Rising interest rates create a new challenge for first-time homebuyers
The Federal Reserve is expected to increase interest rates next month.
The housing market has been unforgiving to first-time buyers like Kirstin Harris.
“You have to be so competitive,” she told ABC News. “By the time we even like a house to put in an offer, it's already gotten an offer that's been accepted.”
Harris and her family are trying to purchase their first home in Virginia. But like many other buyers nationwide, she’s facing surging prices and bidding wars – fueled by strong demand and a lack of available homes.
“The new inventory that I'm seeing coming on has been increased by about $50,000,” she said.
In a cutthroat and pricey market, aspiring homeowners now face a new challenge: rising interest rates.
At its meeting next month, the Federal Reserve is set to increase borrowing costs by raising interest rates as part of an attempt to cool surging inflation.
“Basically, we have inflation because there's too much demand in the economy for the available supply,” Brookings Institution senior fellow David Wessel told ABC News. “So the whole point of the Fed is to slow the increase in demand. They want fewer people to borrow and they want people who borrow to borrow less.”
Interest rates have already been rising in anticipation of the Fed’s announcement.

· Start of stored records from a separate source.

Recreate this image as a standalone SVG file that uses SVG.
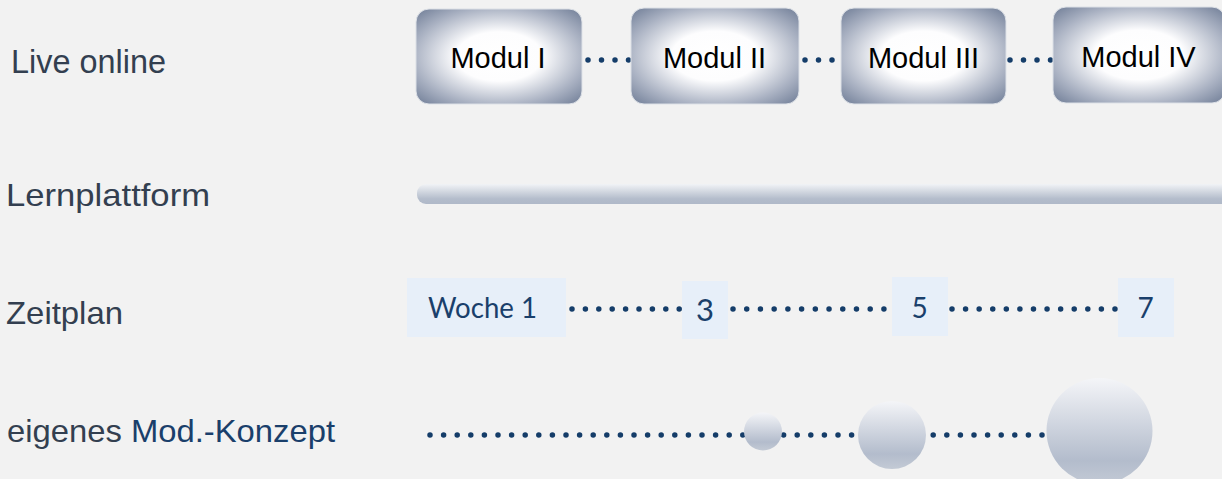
<svg xmlns="http://www.w3.org/2000/svg" width="1222" height="479" viewBox="0 0 1222 479">
<defs>
<radialGradient id="boxGrad" cx="0.5" cy="0.5" r="0.72">
<stop offset="0" stop-color="#ffffff"/>
<stop offset="0.36" stop-color="#fdfdfe"/>
<stop offset="0.72" stop-color="#a9b1c2"/>
<stop offset="1" stop-color="#6a7892"/>
</radialGradient>
<linearGradient id="barGrad" x1="0" y1="0" x2="0" y2="1">
<stop offset="0" stop-color="#f1f3f6"/>
<stop offset="0.75" stop-color="#b3bccb"/>
<stop offset="1" stop-color="#b0b9c9"/>
</linearGradient>
<linearGradient id="ballGrad" x1="0" y1="0" x2="0" y2="1">
<stop offset="0" stop-color="#f4f5f8"/>
<stop offset="0.78" stop-color="#b3bccc"/>
<stop offset="1" stop-color="#c3cad5"/>
</linearGradient>
</defs>
<style>
.lbl{font-family:"Liberation Sans",Arial,sans-serif;fill:#333f50;}
.blue{fill:#1a3f6b;}
.box{fill:url(#boxGrad);stroke:#dde1e7;stroke-width:1;}
.mtxt{font-family:"Liberation Sans",Arial,sans-serif;font-size:29px;fill:#000;text-anchor:middle;}
.wk{fill:#e7eff9;}
.wtxt{font-family:Lato,"Liberation Sans",sans-serif;fill:#1a3f6b;text-anchor:middle;}
.dots{fill:none;stroke:#153d69;stroke-width:5.5;stroke-linecap:round;}
.ball{fill:url(#ballGrad);}
</style>
<rect width="1222" height="479" fill="#f2f2f2"/>

<g id="labels">
<text class="lbl" x="11" y="73" font-size="34" textLength="155" lengthAdjust="spacingAndGlyphs">Live online</text>
<text class="lbl" x="6" y="206" font-size="32" textLength="204" lengthAdjust="spacingAndGlyphs">Lernplattform</text>
<text class="lbl" x="6" y="324" font-size="32" textLength="117" lengthAdjust="spacingAndGlyphs">Zeitplan</text>
<text class="lbl" x="7" y="442" font-size="32" textLength="328" lengthAdjust="spacingAndGlyphs">eigenes <tspan class="blue">Mod.-Konzept</tspan></text>
</g>

<g id="connectors">
<line class="dots" x1="588" y1="60" x2="629" y2="60" stroke-dasharray="0 13.5"/>
<line class="dots" x1="805" y1="60" x2="833" y2="60" stroke-dasharray="0 13.5"/>
<line class="dots" x1="1010" y1="60" x2="1051" y2="60" stroke-dasharray="0 13.5"/>
<line class="dots" x1="572" y1="309" x2="680" y2="309" stroke-dasharray="0 13.4"/>
<line class="dots" x1="733" y1="309" x2="885" y2="309" stroke-dasharray="0 13.72"/>
<line class="dots" x1="952" y1="309" x2="1116" y2="309" stroke-dasharray="0 13.58"/>
<line class="dots" x1="430" y1="435" x2="1043" y2="435" stroke-dasharray="0 13.6"/>
</g>

<g id="modul1"><rect class="box" x="416" y="9" width="166" height="95" rx="13"/><text class="mtxt" x="498" y="68">Modul I</text></g>
<g id="modul2"><rect class="box" x="631" y="8" width="168" height="96" rx="13"/><text class="mtxt" x="714.5" y="68">Modul II</text></g>
<g id="modul3"><rect class="box" x="841" y="8" width="165" height="96" rx="13"/><text class="mtxt" x="923.5" y="68">Modul III</text></g>
<g id="modul4"><rect class="box" x="1053" y="7" width="172" height="96" rx="13"/><text class="mtxt" x="1138.5" y="67">Modul IV</text></g>

<g id="lernplattform"><rect x="417" y="184" width="815" height="20" rx="9" fill="url(#barGrad)"/></g>

<g id="woche1"><rect class="wk" x="407" y="278" width="159" height="59"/><text class="wtxt" x="482.5" y="318" font-size="28" textLength="109" lengthAdjust="spacingAndGlyphs">Woche 1</text></g>
<g id="woche3"><rect class="wk" x="682" y="281" width="46" height="58"/><text class="wtxt" x="705" y="321" font-size="31">3</text></g>
<g id="woche5"><rect class="wk" x="892" y="277" width="56" height="59"/><text class="wtxt" x="919.5" y="318" font-size="28">5</text></g>
<g id="woche7"><rect class="wk" x="1118" y="278" width="56" height="59"/><text class="wtxt" x="1145.5" y="318" font-size="28">7</text></g>

<g id="ball1"><circle class="ball" cx="763" cy="431.5" r="19"/></g>
<g id="ball2"><circle class="ball" cx="892" cy="435" r="34"/></g>
<g id="ball3"><circle class="ball" cx="1099.5" cy="431" r="53"/></g>
</svg>
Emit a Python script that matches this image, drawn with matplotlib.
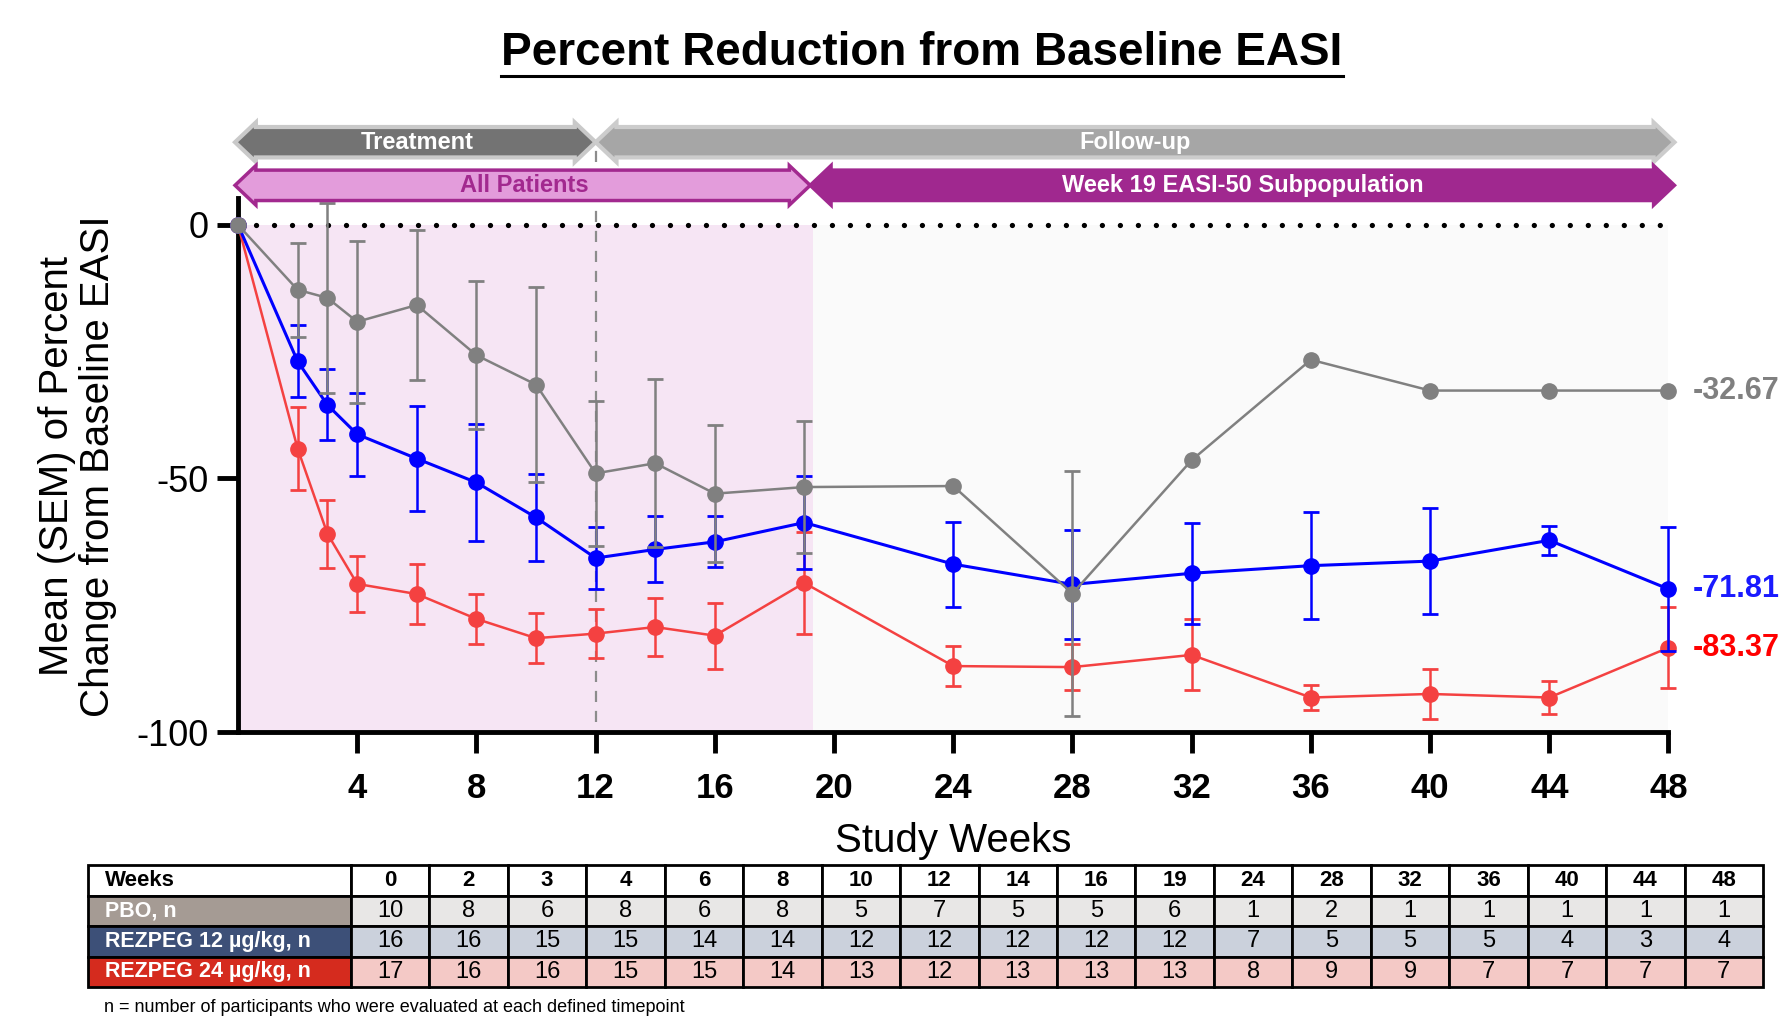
import numpy as np
import matplotlib
matplotlib.use('Agg')
from matplotlib import pyplot as plt
from matplotlib import font_manager
from matplotlib.patches import Polygon, Rectangle
from matplotlib.lines import Line2D

nan = np.nan

# study visits (weeks)
weeks = [0, 2, 3, 4, 6, 8, 10, 12, 14, 16, 19, 24, 28, 32, 36, 40, 44, 48]

# mean percent change from baseline EASI and SEM
pbo_mean = [0, -12.8, -14.4, -19.1, -15.8, -25.7, -31.5, -49.0, -47.0, -53.0, -51.7,
            -51.5, -72.7, -46.4, -26.6, -32.67, -32.67, -32.67]
pbo_sem = [nan, 9.3, 18.8, 16.0, 14.8, 14.6, 19.3, 14.3, 16.6, 13.5, 13.0,
           nan, 24.1, nan, nan, nan, nan, nan]

rez12_mean = [0, -26.9, -35.5, -41.3, -46.1, -50.8, -57.7, -65.7, -64.0, -62.5, -58.7,
              -66.9, -70.9, -68.7, -67.2, -66.3, -62.2, -71.81]
rez12_sem = [nan, 7.1, 7.0, 8.2, 10.3, 11.6, 8.5, 6.1, 6.5, 5.0, 9.2,
             8.4, 10.7, 10.0, 10.6, 10.5, 2.9, 12.3]

rez24_mean = [0, -44.1, -60.9, -70.8, -72.8, -77.7, -81.5, -80.6, -79.3, -81.0, -70.6,
              -87.0, -87.2, -84.8, -93.2, -92.5, -93.2, -83.37]
rez24_sem = [nan, 8.2, 6.7, 5.5, 5.9, 4.9, 4.9, 4.9, 5.7, 6.5, 10.0,
             4.0, 4.6, 7.0, 2.5, 4.9, 3.2, 8.0]

# participants evaluated at each timepoint
pbo_n = [10, 8, 6, 8, 6, 8, 5, 7, 5, 5, 6, 1, 2, 1, 1, 1, 1, 1]
rez12_n = [16, 16, 15, 15, 14, 14, 12, 12, 12, 12, 12, 7, 5, 5, 5, 4, 3, 4]
rez24_n = [17, 16, 16, 15, 15, 14, 13, 12, 13, 13, 13, 8, 9, 9, 7, 7, 7, 7]

row_labels = ['PBO, n', 'REZPEG 12 \u00b5g/kg, n', 'REZPEG 24 \u00b5g/kg, n']

# period banners
treatment_end = 12
subpop_start = 19.2
banner_end = 48.2


def has_font(name):
    try:
        font_manager.findfont(name, fallback_to_default=False)
        return True
    except ValueError:
        return False


base_font = 'Liberation Sans' if has_font('Liberation Sans') else 'DejaVu Sans'
narrow_font = 'Liberation Sans Narrow' if has_font('Liberation Sans Narrow') else base_font
plt.rcParams['font.family'] = [base_font, 'DejaVu Sans']

fig = plt.figure(figsize=(17.81, 10.33), dpi=100)
ax = fig.add_axes([238 / 1781, 1 - 732 / 1033, (1668.5 - 238) / 1781, (732 - 198) / 1033])
ax.set_xlim(0, 48)
ax.set_ylim(-100, 5.3)

# shaded backgrounds
ax.axvspan(0, subpop_start + 0.1, ymin=0, ymax=100 / 105.3, color='#f6e5f4', zorder=0, lw=0)
ax.axvspan(subpop_start + 0.1, 48, ymin=0, ymax=100 / 105.3, color='#fafafa', zorder=0, lw=0)

# zero reference and end-of-treatment line
ax.plot([0, 48], [0, 0], color='black', lw=3.8, linestyle=(0, (0.01, 3.4)),
        dash_capstyle='round', zorder=1, clip_on=False)
ax.plot([treatment_end, treatment_end], [-98, 16], color='#8c8c8c', lw=1.6,
        linestyle=(0, (5, 4)), zorder=1, clip_on=False)

series = [
    (rez24_mean, rez24_sem, '#f44141', 1.8, 3),
    (rez12_mean, rez12_sem, '#0000ff', 2.2, 4),
    (pbo_mean, pbo_sem, '#808080', 1.8, 5),
]
for mean, sem, color, lw, z in series:
    ax.errorbar(weeks, mean, yerr=sem, color=color, lw=lw, elinewidth=1.8,
                capsize=6, capthick=2, marker='o', markersize=11, zorder=z, clip_on=False)

end_labels = [(pbo_mean, '#808080'), (rez12_mean, '#1a1aff'), (rez24_mean, '#ff0000')]
for mean, color in end_labels:
    ax.text(48.8, mean[-1], f'{mean[-1]:.2f}', color=color, fontsize=22,
            fontweight='bold', va='center', ha='left', clip_on=False)


def banner(x0, x1, yc, head, body, tip, face, edge, lw):
    pts = [(x0, yc), (x0 + tip, yc + head), (x0 + tip, yc + body), (x1 - tip, yc + body),
           (x1 - tip, yc + head), (x1, yc), (x1 - tip, yc - head), (x1 - tip, yc - body),
           (x0 + tip, yc - body), (x0 + tip, yc - head)]
    ax.add_patch(Polygon(pts, closed=True, facecolor=face, edgecolor=edge, lw=lw,
                         clip_on=False, zorder=6, joinstyle='miter'))


banner(-0.1, treatment_end, 16.3, 3.9, 3.0, 0.7, '#737373', '#c9c9c9', 3)
banner(treatment_end, banner_end, 16.3, 3.9, 3.0, 0.7, '#a6a6a6', '#cccccc', 3)
banner(-0.1, subpop_start, 7.8, 3.9, 3.0, 0.7, '#e39cdb', '#a2298f', 2.5)
banner(subpop_start, banner_end, 7.8, 3.9, 3.0, 0.7, '#a0288f', '#a0288f', 2.5)

banner_font = dict(fontsize=17, fontweight='bold', family=narrow_font,
                   ha='center', va='center', zorder=7)
ax.text(treatment_end / 2, 16.3, 'Treatment', color='white', **banner_font)
ax.text((treatment_end + banner_end) / 2, 16.3, 'Follow-up', color='white', **banner_font)
ax.text(subpop_start / 2, 7.8, 'All Patients', color='#a2298f', **banner_font)
ax.text((subpop_start + banner_end) / 2, 7.8, 'Week 19 EASI-50 Subpopulation',
        color='white', **banner_font)

# axes styling
for side in ['top', 'right']:
    ax.spines[side].set_visible(False)
for side in ['left', 'bottom']:
    ax.spines[side].set_linewidth(3.5)
ax.set_facecolor('none')
ax.set_yticks([0, -50, -100])
ax.set_yticklabels(['0', '-50', '-100'], fontsize=26)
ax.set_xticks(range(4, 49, 4))
ax.set_xticklabels([str(w) for w in range(4, 49, 4)], fontsize=25, fontweight='bold')
ax.tick_params(axis='both', length=15, width=3.5, direction='out')
ax.tick_params(axis='y', pad=6)
ax.tick_params(axis='x', pad=14)
ax.set_xlabel('Study Weeks', fontsize=29, labelpad=12)

fig.text(78 / 1781, 1 - 466 / 1033, 'Mean (SEM) of Percent\nChange from Baseline EASI',
         rotation=90, fontsize=29, ha='center', va='center', linespacing=1.1)

title = fig.text(922 / 1781, 1 - 53 / 1033, 'Percent Reduction from Baseline EASI',
                 fontsize=33, fontweight='bold', family=narrow_font, ha='center', va='center')

# n table in pixel coordinates
tab = fig.add_axes([0, 0, 1, 1])
tab.set_xlim(0, 1781)
tab.set_ylim(1033, 0)
tab.axis('off')
tab.patch.set_alpha(0)

left, split, right = 88, 351, 1763
row_top = [865, 895.5, 926, 956.5]
row_h = 30.5
col_w = (right - split) / len(weeks)
label_colors = ['#a59b94', '#3d5078', '#d52b1e']
cell_colors = ['#e8e7e6', '#cbd1dc', '#f4c9c6']
row_data = [pbo_n, rez12_n, rez24_n]

tab.add_patch(Rectangle((left, row_top[0]), split - left, row_h, facecolor='white',
                        edgecolor='black', lw=2))
tab.text(left + 17, row_top[0] + row_h / 2, 'Weeks', fontsize=16, fontweight='bold',
         va='center', ha='left')
for j, w in enumerate(weeks):
    x = split + j * col_w
    tab.add_patch(Rectangle((x, row_top[0]), col_w, row_h, facecolor='white',
                            edgecolor='black', lw=2))
    tab.text(x + col_w / 2, row_top[0] + row_h / 2, str(w), fontsize=16, fontweight='bold',
             family=narrow_font, va='center', ha='center')

for i, (lab, vals) in enumerate(zip(row_labels, row_data)):
    y = row_top[i + 1]
    tab.add_patch(Rectangle((left, y), split - left, row_h, facecolor=label_colors[i],
                            edgecolor='black', lw=2))
    tab.text(left + 17, y + row_h / 2, lab, fontsize=15.5, fontweight='bold', color='white',
             va='center', ha='left')
    for j, v in enumerate(vals):
        x = split + j * col_w
        tab.add_patch(Rectangle((x, y), col_w, row_h, facecolor=cell_colors[i],
                                edgecolor='black', lw=2))
        tab.text(x + col_w / 2, y + row_h / 2, str(v), fontsize=17, family=narrow_font,
                 va='center', ha='center')

tab.text(104, 1008, 'n = number of participants who were evaluated at each defined timepoint',
         fontsize=13, family=narrow_font, va='center', ha='left')

# underline the title
fig.canvas.draw()
bb = title.get_window_extent()
uy = bb.y0 - 1
fig.add_artist(Line2D([bb.x0 / fig.bbox.width, bb.x1 / fig.bbox.width],
                      [uy / fig.bbox.height, uy / fig.bbox.height], color='black', lw=2.2))

fig.savefig('out.png', dpi=100)
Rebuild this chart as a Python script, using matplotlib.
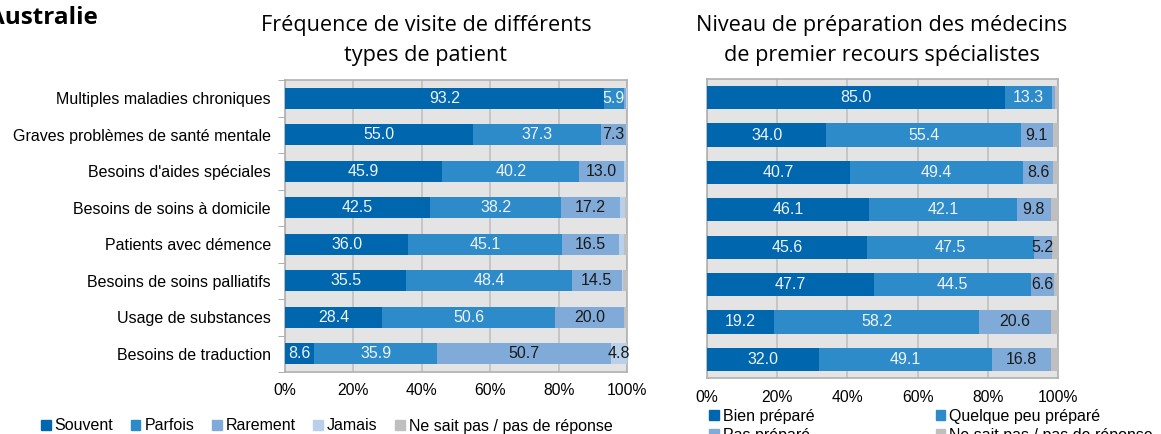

The rate on a 30-year-fixed mortgage spiked above 4 percent this month for the first time in nearly three years. According to consumer financial services company Bankrate, that means someone borrowing $300,000 to buy a home today is paying $143 more every month than in November, when rates were closer to 3 percent.
“It definitely makes it more unaffordable,” Washington, D.C.-based realtor Roger Taylor told ABC News.
Rates are still low by historical standards; a 30-year-fixed mortgage rate was near 5 percent in mid-2018.
But Taylor said first-time homebuyers already overwhelmed by sky-high home prices are trying to lock in a purchase now before rising rates increase up their monthly payments even more.
“We saw that a large number of people started giving us calls in January because of these rate increases,” he said, adding the typically-busy spring housing market “came early.”
Real estate brokerage Redfin reported 55 percent of homes that went under contract in the past month had an accepted offer within two weeks on the market. Taylor said many houses sell in a matter of hours.
“It's insane,” he said. “Right now inventory is really low and competition is pretty high.”
The intense competition is only making it more difficult for a generation of first-time buyers to get a foothold in the housing market.
Thirty-four-year-old C.J. Reaves moved from Virginia to Georgia when the pandemic hit and his work as a digital live operator went remote, hoping to buy his first home.
“The homes have increased at least 30 to 50 thousand [dollars],” Reaves told ABC News. “I feel like to be comfortable and not live check to check, I think I'm going to move more in a cheaper area and so I can live comfortably.”
He’s now looking for a home in North Carolina.
“I was supposed to go see one home, and I thought that was going to be the home,” he said. “Literally it was gone by the time I sent it to my realtor.”
Reaves added he’s keeping a close watch on how rising rates could affect his monthly payments if he is able to put in an offer.
“You must be paying attention to interest rates, he said. “Or, you know, you could find yourself in a hole.”